It wasn’t Morgan Stanley’s intent to show that radio is getting a bad deal, particularly at a Web conference, but that’s what they just did.
The company presented data that shows that radio is not getting its fair share of ad dollars based on time spent with the medium. Both print and television are getting a disproportionate share of ad budgets.
The Morgan Stanley presentation at the Conversation Marketing Summit was designed to show the potential of Internet/Mobile advertising. You can find the entire presentation at Slideshare, but the two important slides are shown below.
The study compared time spent with each medium to the share of advertising that goes to the medium. For example, only 12% of media consumption goes to print, and yet 26% of advertising spending goes to print. Television is the other medium that gets a disproportionate share of advertising.
The goal of the study was to show that the Internet isn’t getting its fair share of advertising dollars.
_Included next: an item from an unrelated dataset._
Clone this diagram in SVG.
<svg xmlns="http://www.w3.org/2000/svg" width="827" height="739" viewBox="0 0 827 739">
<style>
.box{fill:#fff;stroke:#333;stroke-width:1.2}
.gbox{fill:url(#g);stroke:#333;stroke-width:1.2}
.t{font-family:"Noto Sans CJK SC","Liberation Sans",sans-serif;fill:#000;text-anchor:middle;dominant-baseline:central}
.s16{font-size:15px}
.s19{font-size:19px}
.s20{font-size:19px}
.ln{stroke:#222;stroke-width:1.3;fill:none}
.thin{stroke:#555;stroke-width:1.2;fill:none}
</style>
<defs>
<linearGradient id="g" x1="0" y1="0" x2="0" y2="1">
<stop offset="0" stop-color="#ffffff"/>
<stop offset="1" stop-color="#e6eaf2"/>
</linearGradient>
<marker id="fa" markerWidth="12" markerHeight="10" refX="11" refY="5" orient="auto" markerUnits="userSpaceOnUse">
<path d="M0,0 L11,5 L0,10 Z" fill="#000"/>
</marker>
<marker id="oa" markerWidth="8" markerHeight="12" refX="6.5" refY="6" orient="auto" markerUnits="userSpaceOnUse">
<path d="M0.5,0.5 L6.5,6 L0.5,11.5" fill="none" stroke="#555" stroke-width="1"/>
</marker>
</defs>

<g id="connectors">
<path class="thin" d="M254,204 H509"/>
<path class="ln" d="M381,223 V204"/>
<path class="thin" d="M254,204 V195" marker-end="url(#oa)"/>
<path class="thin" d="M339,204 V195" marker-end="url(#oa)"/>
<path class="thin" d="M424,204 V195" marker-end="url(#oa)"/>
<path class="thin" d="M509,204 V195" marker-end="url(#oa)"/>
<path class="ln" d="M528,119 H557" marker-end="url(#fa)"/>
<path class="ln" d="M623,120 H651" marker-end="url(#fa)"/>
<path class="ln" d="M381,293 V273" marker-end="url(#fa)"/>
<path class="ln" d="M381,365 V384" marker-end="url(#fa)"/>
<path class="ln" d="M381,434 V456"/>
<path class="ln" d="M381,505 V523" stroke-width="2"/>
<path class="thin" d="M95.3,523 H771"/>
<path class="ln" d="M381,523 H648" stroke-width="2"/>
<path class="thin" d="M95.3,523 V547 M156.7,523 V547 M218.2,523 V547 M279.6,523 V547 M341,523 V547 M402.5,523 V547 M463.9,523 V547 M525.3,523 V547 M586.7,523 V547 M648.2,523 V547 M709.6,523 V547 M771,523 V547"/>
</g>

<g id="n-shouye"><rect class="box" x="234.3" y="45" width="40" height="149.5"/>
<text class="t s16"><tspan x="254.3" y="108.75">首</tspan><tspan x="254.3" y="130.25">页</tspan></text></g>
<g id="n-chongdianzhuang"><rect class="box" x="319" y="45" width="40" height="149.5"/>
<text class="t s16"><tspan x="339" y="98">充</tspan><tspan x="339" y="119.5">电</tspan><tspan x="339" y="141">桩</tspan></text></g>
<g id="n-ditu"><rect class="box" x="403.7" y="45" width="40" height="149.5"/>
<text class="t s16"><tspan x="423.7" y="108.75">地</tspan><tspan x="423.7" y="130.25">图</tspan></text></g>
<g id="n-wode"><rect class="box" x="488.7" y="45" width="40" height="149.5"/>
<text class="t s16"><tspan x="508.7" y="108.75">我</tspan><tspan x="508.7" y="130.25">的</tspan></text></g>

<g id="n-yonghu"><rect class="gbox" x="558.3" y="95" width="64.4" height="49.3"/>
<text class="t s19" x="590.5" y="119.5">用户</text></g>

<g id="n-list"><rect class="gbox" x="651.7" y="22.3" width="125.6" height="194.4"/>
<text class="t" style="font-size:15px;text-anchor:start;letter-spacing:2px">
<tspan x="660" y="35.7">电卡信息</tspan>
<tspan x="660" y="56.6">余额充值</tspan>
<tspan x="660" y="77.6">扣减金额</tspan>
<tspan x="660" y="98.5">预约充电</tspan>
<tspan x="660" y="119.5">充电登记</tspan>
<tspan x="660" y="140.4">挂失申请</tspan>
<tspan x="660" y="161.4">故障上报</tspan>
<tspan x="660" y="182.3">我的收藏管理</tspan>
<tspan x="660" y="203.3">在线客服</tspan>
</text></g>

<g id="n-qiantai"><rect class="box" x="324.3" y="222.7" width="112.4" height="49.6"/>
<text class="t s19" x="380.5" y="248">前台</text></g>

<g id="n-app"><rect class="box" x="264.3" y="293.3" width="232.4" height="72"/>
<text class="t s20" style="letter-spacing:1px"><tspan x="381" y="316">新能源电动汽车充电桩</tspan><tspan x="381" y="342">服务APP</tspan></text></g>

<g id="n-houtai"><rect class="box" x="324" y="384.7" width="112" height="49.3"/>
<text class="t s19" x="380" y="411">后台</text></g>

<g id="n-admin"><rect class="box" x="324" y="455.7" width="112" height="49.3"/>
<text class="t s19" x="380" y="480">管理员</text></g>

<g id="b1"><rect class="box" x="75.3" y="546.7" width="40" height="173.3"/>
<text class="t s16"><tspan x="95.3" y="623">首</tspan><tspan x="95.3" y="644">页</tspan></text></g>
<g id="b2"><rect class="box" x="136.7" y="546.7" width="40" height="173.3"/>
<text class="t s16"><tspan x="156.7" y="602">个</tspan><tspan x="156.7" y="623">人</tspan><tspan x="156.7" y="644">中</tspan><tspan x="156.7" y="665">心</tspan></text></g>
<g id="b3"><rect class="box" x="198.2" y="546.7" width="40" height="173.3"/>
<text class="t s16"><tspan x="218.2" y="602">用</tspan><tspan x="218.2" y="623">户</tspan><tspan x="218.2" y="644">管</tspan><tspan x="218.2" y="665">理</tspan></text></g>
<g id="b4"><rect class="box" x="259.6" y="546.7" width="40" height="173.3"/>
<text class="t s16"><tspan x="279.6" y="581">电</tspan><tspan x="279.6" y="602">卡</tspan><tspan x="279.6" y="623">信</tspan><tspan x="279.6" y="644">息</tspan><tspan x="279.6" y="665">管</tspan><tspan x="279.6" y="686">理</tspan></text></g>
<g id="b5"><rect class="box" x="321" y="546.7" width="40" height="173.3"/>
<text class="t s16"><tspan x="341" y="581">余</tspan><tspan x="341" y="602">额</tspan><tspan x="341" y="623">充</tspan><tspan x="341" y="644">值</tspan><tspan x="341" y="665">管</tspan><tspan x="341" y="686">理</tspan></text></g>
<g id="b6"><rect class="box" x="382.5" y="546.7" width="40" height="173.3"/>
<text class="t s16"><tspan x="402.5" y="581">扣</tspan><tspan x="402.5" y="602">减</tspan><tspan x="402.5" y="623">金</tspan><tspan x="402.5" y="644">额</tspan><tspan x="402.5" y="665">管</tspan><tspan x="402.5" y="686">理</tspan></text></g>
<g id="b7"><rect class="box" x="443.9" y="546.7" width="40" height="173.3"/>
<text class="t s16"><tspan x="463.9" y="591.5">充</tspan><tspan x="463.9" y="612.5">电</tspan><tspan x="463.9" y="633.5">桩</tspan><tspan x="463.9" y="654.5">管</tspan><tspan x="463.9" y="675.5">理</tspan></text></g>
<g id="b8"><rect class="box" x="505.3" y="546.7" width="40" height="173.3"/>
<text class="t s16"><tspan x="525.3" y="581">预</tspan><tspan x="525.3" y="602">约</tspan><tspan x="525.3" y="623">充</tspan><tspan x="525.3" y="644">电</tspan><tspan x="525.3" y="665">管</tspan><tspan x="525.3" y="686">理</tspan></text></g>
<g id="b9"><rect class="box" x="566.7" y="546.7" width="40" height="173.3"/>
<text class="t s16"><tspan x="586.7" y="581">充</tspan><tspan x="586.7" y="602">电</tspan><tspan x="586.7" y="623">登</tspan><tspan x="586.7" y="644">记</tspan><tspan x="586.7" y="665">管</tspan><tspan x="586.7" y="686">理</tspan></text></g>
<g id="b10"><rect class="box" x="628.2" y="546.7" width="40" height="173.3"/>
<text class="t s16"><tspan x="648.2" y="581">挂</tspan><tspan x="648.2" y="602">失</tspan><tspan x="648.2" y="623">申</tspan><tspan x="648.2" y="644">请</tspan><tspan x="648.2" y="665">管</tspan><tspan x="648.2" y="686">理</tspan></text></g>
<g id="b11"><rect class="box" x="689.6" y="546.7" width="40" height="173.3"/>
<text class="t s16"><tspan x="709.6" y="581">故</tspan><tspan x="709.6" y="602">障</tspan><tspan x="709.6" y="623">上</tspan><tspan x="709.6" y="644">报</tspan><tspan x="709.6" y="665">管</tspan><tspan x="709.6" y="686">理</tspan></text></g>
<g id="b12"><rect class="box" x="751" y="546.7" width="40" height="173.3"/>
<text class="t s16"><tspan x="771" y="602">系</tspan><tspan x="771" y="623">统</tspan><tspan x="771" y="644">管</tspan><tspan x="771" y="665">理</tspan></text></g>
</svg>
According to Morgan Stanley, 28% of media consumption goes to the Internet, while only 13% of ad dollars are spent on the Internet.
The study caught our attention because it inadvertently illustrated that radio has the same problem. While 16% of media consumption goes to radio, only 9% of ad dollars go to radio.
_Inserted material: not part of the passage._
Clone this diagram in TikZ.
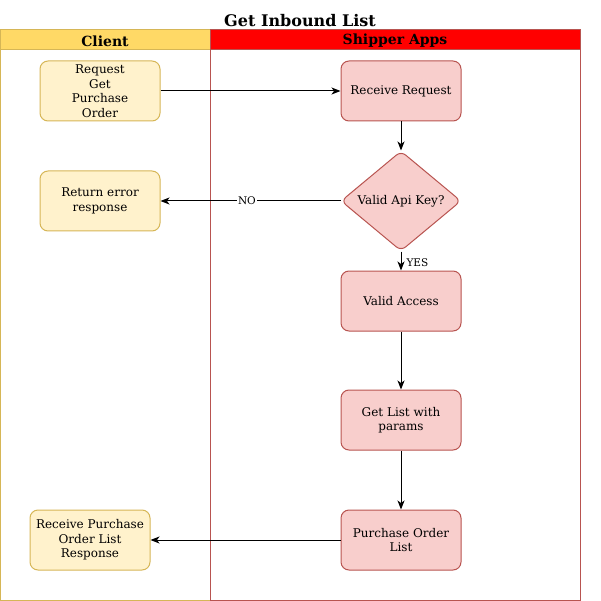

And if Morgan Stanley had used more accurate data for radio, radio would have been penalized even more than they claim.
The company used time spent data provided by Forrester. We raised questions about the Forrester numbers last August in a post on TSL. The numbers grossly understate radio TSL. According to the latest Arbitron estimate, TSL is 15:15, well over twice the TSL used in this study.
We estimate that if Morgan Stanley had used more accurate media usage estimates, radio’s time spent would have been even with the Internet, slightly less than television’s, and over twice of print’s.
Using Morgan Stanley’s logic, radio should be billing nearly three times as much as it does.
The second slide from the presentation at the left compares the cost per thousand by medium. Radio is shown as the most efficient traditional medium that Morgan Stanley studied. Radio’s CPM is around $10 compared to newspaper’s $16 and broadcast television’s $27.
The fact that radio isn’t getting its fair share compared to television and print isn’t news. It has been a source of frustration for radio broadcasters for decades. This analysis adds insult to radio’s chronic injury by showing that the Internet is joining radio’s traditional nemeses in taking dollars that should go to radio.
A misguided rush to accelerate Internet usage will only worsen this disadvantage. Radio needs to fix its image now.